# Start of DATA SECTION
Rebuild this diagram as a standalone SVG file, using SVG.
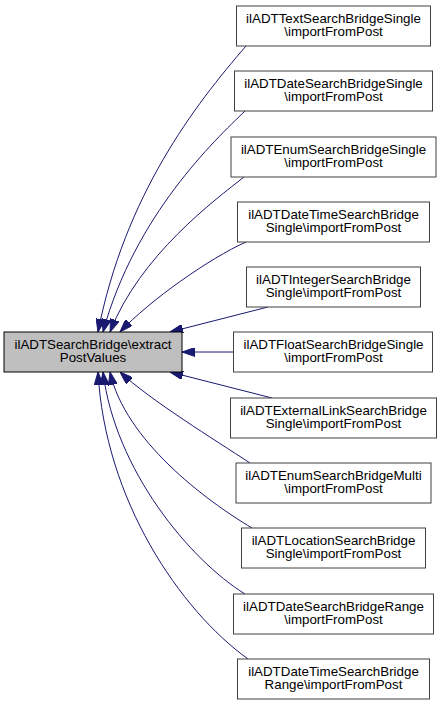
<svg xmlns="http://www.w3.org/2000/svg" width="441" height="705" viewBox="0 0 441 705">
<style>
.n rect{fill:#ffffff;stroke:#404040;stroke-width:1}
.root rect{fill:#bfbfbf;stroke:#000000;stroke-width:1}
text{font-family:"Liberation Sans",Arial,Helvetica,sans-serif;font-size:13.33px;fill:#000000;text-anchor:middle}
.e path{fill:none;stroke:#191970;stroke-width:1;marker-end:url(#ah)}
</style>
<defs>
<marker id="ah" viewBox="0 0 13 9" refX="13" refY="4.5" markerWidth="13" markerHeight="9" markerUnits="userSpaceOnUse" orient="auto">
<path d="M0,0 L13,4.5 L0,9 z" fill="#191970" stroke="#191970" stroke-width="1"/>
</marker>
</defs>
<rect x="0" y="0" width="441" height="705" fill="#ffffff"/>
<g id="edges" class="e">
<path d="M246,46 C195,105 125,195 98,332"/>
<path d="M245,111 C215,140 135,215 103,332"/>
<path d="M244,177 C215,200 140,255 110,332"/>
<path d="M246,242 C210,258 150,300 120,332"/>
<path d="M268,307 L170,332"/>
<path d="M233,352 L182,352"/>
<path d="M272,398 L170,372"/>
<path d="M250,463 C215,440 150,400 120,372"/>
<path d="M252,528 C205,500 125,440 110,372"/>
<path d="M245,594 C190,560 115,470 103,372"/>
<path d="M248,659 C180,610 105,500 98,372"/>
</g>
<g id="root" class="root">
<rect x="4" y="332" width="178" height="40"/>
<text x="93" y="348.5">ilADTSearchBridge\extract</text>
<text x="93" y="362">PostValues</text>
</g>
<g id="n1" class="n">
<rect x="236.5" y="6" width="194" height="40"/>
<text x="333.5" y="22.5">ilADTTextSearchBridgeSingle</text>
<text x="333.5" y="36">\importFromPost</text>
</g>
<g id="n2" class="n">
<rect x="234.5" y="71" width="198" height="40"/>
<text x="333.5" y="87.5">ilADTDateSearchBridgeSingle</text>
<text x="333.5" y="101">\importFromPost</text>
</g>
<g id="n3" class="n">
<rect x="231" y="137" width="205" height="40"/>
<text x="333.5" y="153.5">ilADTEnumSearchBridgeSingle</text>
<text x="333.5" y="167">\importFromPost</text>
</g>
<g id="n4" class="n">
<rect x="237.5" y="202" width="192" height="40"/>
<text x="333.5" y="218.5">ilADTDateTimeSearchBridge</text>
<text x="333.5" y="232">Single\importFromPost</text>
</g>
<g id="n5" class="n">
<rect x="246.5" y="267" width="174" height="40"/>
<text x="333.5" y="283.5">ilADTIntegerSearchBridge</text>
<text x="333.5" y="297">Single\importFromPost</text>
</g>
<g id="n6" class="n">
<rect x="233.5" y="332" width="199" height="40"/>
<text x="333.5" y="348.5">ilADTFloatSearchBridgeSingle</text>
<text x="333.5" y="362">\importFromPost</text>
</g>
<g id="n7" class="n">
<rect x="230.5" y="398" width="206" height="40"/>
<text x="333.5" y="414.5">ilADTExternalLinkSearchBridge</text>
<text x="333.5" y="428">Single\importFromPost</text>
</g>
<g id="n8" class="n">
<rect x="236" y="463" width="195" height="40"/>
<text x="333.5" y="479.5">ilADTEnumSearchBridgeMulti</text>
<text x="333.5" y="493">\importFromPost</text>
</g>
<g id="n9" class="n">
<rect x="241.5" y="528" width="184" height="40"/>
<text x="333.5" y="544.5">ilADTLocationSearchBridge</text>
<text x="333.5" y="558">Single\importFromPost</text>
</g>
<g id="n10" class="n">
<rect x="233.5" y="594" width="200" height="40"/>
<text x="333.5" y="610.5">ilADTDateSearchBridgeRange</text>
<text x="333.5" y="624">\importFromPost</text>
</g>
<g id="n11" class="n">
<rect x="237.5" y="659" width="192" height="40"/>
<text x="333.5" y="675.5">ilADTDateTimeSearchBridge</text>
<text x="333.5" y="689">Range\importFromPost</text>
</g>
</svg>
# End of DATA SECTION
GIVEN INSTRUCTION = Without the images, write out each line of the data verbatim.

RESPONSE TO THIS TASK =
Rebuild this diagram as a standalone SVG file, using SVG.
<svg xmlns="http://www.w3.org/2000/svg" width="441" height="705" viewBox="0 0 441 705">
<style>
.n rect{fill:#ffffff;stroke:#404040;stroke-width:1}
.root rect{fill:#bfbfbf;stroke:#000000;stroke-width:1}
text{font-family:"Liberation Sans",Arial,Helvetica,sans-serif;font-size:13.33px;fill:#000000;text-anchor:middle}
.e path{fill:none;stroke:#191970;stroke-width:1;marker-end:url(#ah)}
</style>
<defs>
<marker id="ah" viewBox="0 0 13 9" refX="13" refY="4.5" markerWidth="13" markerHeight="9" markerUnits="userSpaceOnUse" orient="auto">
<path d="M0,0 L13,4.5 L0,9 z" fill="#191970" stroke="#191970" stroke-width="1"/>
</marker>
</defs>
<rect x="0" y="0" width="441" height="705" fill="#ffffff"/>
<g id="edges" class="e">
<path d="M246,46 C195,105 125,195 98,332"/>
<path d="M245,111 C215,140 135,215 103,332"/>
<path d="M244,177 C215,200 140,255 110,332"/>
<path d="M246,242 C210,258 150,300 120,332"/>
<path d="M268,307 L170,332"/>
<path d="M233,352 L182,352"/>
<path d="M272,398 L170,372"/>
<path d="M250,463 C215,440 150,400 120,372"/>
<path d="M252,528 C205,500 125,440 110,372"/>
<path d="M245,594 C190,560 115,470 103,372"/>
<path d="M248,659 C180,610 105,500 98,372"/>
</g>
<g id="root" class="root">
<rect x="4" y="332" width="178" height="40"/>
<text x="93" y="348.5">ilADTSearchBridge\extract</text>
<text x="93" y="362">PostValues</text>
</g>
<g id="n1" class="n">
<rect x="236.5" y="6" width="194" height="40"/>
<text x="333.5" y="22.5">ilADTTextSearchBridgeSingle</text>
<text x="333.5" y="36">\importFromPost</text>
</g>
<g id="n2" class="n">
<rect x="234.5" y="71" width="198" height="40"/>
<text x="333.5" y="87.5">ilADTDateSearchBridgeSingle</text>
<text x="333.5" y="101">\importFromPost</text>
</g>
<g id="n3" class="n">
<rect x="231" y="137" width="205" height="40"/>
<text x="333.5" y="153.5">ilADTEnumSearchBridgeSingle</text>
<text x="333.5" y="167">\importFromPost</text>
</g>
<g id="n4" class="n">
<rect x="237.5" y="202" width="192" height="40"/>
<text x="333.5" y="218.5">ilADTDateTimeSearchBridge</text>
<text x="333.5" y="232">Single\importFromPost</text>
</g>
<g id="n5" class="n">
<rect x="246.5" y="267" width="174" height="40"/>
<text x="333.5" y="283.5">ilADTIntegerSearchBridge</text>
<text x="333.5" y="297">Single\importFromPost</text>
</g>
<g id="n6" class="n">
<rect x="233.5" y="332" width="199" height="40"/>
<text x="333.5" y="348.5">ilADTFloatSearchBridgeSingle</text>
<text x="333.5" y="362">\importFromPost</text>
</g>
<g id="n7" class="n">
<rect x="230.5" y="398" width="206" height="40"/>
<text x="333.5" y="414.5">ilADTExternalLinkSearchBridge</text>
<text x="333.5" y="428">Single\importFromPost</text>
</g>
<g id="n8" class="n">
<rect x="236" y="463" width="195" height="40"/>
<text x="333.5" y="479.5">ilADTEnumSearchBridgeMulti</text>
<text x="333.5" y="493">\importFromPost</text>
</g>
<g id="n9" class="n">
<rect x="241.5" y="528" width="184" height="40"/>
<text x="333.5" y="544.5">ilADTLocationSearchBridge</text>
<text x="333.5" y="558">Single\importFromPost</text>
</g>
<g id="n10" class="n">
<rect x="233.5" y="594" width="200" height="40"/>
<text x="333.5" y="610.5">ilADTDateSearchBridgeRange</text>
<text x="333.5" y="624">\importFromPost</text>
</g>
<g id="n11" class="n">
<rect x="237.5" y="659" width="192" height="40"/>
<text x="333.5" y="675.5">ilADTDateTimeSearchBridge</text>
<text x="333.5" y="689">Range\importFromPost</text>
</g>
</svg>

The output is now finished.